Busse’s interior didn’t make it, although he later got to work on the next SL, as interior design manager. That programme was cancelled and, having seen this dream evaporate, Busse asked to be transferred to DaimlerChrysler’s US operations. What he did there you can read in the box above, but it was certainly a change from working on Mercedes SLs. A valuable change, too, that would eventually send Busse to Turin and an immersion in not one but five storied Italian marques.
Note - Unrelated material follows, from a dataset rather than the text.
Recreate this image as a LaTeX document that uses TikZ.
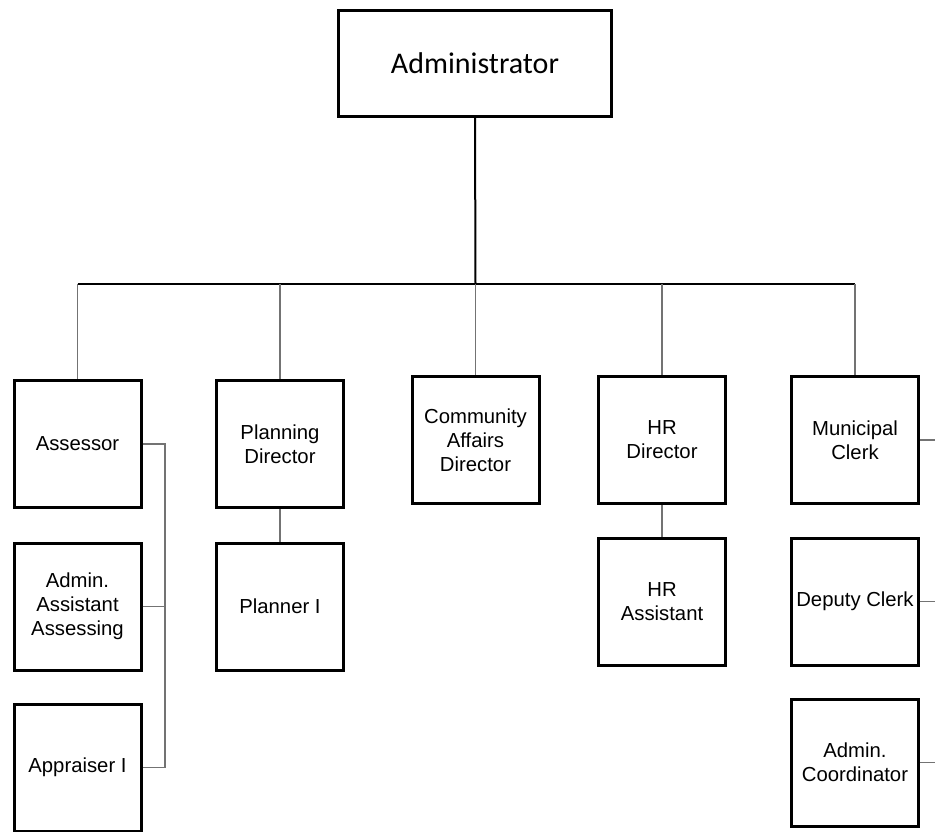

Busse is “extremely optimistic” for all of those brands, not least because the Stellantis merger has brought together what he calls “a hall of fame” of designers. But he underlines once again that he works as part of a team. “They make me look good,” Busse says. “They inspire me, and they do the hard work.” Of which there should now be plenty to come and, let’s hope, more that will actually appear in showrooms than it did under FCA.

Chrysler: An inside job

Take a look inside a 2007 Dodge Ram pick-up and you’ll see a simple, very plastic dashboard whose only real lift comes from a set of white-faced instruments. And even they look cheap. Now look at a 2010 Ram dash and see the difference. By today’s standards it’s not so special, but it is compared with its predecessor. It adds a level of sophistication and design flair that is entirely absent from the model it replaced.

When Busse arrived at Chrysler, he discovered no specific interior design department. The task was considered second best to exterior design, and that approach does much to explain the sometimes dire cabins of the Jeeps, Chryslers and Dodges (remember those?) sold here in the early 2000s.